На лето мы уезжали в Архангельское. Многие друзья ехали проводить нас, оставались погостить и загащивались до осени.
Любил я гостей или нет – зависело от их отношения к архангельской усадьбе. Я терпеть не мог тех, кто к красоте ее был бесчувствен, а только ел, пил да играл в карты. Их присутствие я считал кощунством. От таких я всегда убегал в парк. Бродил среди деревьев и фонтанов и без устали любовался счастливым сочетаньем природы и искусства. Эта красота укрепляла, успокаивала, обнадеживала. Иногда я доходил до театра. Забирался в ложу для почетных гостей и воображал, что сижу на спектакле, что лучшие артисты поют и танцуют для меня одного. Я представлял себя прапрадедом князем Николаем и полновластным хозяином Архангельского. Порой сам поднимусь на сцену и пою, будто для публики. Иногда до того забудусь, что думаю, меня слушают, затаив дыханье. Очнусь – смеюсь над собой, и в то же время грустно, что чары рассеялись.
Наконец у Архангельского нашелся обожатель в моем вкусе – художник Серов, в 1904 году приехавший в усадьбу писать с нас портреты.
Это был замечательный человек. Из всех великих людей искусства, встреченных мною в России и Европе, он – самое дорогое и яркое воспоминанье. С первого взгляда мы подружились. В основе нашей дружбы лежала любовь к Архангельскому. В перерывах между сеансами я уводил его в парк, усаживал в лесу на свою любимую скамейку, и мы всласть говорили. Идеи его заметно влияли на мой юный ум. А впрочем, считал он, что, если бы все богатые люди походили на моих родителей, революция была бы ни к чему. Серов не торговал талантом и заказ принимал, только если ему нравилась модель. Он, например, не захотел писать портрет великосветской петербургской красавицы, потому что лицо ее счел неинтересным. Красавица все ж уговорила художника. Но, когда Серов приступил к работе, нахлобучил ей на голову широкополую шляпу до подбородка. Красавица возмутилась было, но Серов отвечал с дерзостью, что весь смысл картины – в шляпе.
По натуре он был независим и бескорыстен и не мог скрыть того, что думает. Рассказал мне, что, когда писал портрет государя, государыня поминутно досаждала ему советами. Наконец он не выдержал, подал ей кисть и палитру и попросил докончить за него.
Это был лучший портрет Николая II. В 17-м, в революцию, когда озверевшая толпа ворвалась в Зимний, картину изорвали в клочки.

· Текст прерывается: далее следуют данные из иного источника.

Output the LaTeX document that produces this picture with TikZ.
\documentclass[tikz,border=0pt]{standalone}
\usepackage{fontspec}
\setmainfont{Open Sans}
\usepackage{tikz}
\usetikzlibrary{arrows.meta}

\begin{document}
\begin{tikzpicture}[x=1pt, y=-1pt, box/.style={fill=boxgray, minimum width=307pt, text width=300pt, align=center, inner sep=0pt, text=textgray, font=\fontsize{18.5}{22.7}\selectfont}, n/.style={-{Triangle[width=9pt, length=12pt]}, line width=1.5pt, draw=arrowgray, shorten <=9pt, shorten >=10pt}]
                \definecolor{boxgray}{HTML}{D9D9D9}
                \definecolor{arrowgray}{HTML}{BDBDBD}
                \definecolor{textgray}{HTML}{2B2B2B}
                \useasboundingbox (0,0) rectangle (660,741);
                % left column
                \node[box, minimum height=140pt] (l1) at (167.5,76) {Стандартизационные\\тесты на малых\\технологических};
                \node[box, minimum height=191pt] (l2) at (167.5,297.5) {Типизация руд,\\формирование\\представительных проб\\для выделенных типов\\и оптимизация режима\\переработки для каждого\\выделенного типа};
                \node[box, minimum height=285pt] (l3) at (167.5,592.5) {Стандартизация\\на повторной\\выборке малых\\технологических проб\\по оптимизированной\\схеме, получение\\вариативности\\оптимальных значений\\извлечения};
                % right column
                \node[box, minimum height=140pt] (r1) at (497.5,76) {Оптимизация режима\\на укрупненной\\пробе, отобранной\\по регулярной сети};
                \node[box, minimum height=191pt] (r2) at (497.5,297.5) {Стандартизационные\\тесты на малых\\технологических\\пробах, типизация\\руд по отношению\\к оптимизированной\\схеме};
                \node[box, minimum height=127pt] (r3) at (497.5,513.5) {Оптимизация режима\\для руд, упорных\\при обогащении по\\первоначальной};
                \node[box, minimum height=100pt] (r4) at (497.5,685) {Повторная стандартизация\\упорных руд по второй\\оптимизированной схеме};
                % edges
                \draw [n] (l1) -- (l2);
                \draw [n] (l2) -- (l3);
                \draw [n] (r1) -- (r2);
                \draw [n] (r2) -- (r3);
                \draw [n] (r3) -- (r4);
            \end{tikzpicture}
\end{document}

Один клочок подобрал на Дворцовой площади и принес мне знакомый офицер, и реликвию эту я берегу, как зеницу ока.
Серов был доволен моим портретом. Взял его у нас Дягилев на выставку русской живописи, организованную им в Венеции в 1907 году. Картина принесла ненужную известность мне. Это не понравилось отцу с матерью, и они просили Дягилева с выставки ее забрать.
По воскресеньям после обедни приходили крестьяне с детьми. Дети угощались сластями, их родители излагали просьбы и жалобы. Крестьян внимательно выслушивали и почти всегда удовлетворяли.
В июле проходили народные праздники с хороводами и пеньем. Любили их все. Мы с братом были на них непременно и ждали их с нетерпеньем каждый год.
Простота наших отношений с крестьянами, наше братство при всей их почтительности поражало гостей-иностранцев. Гостивший у нас художник Франсуа Фламан был этим совсем потрясен. Архангельское так полюбилось ему, что, уезжая, он сказал матушке: «Княгиня, как покончу рисовать, позвольте наняться к вам на должность почетной архангельской свиньи!».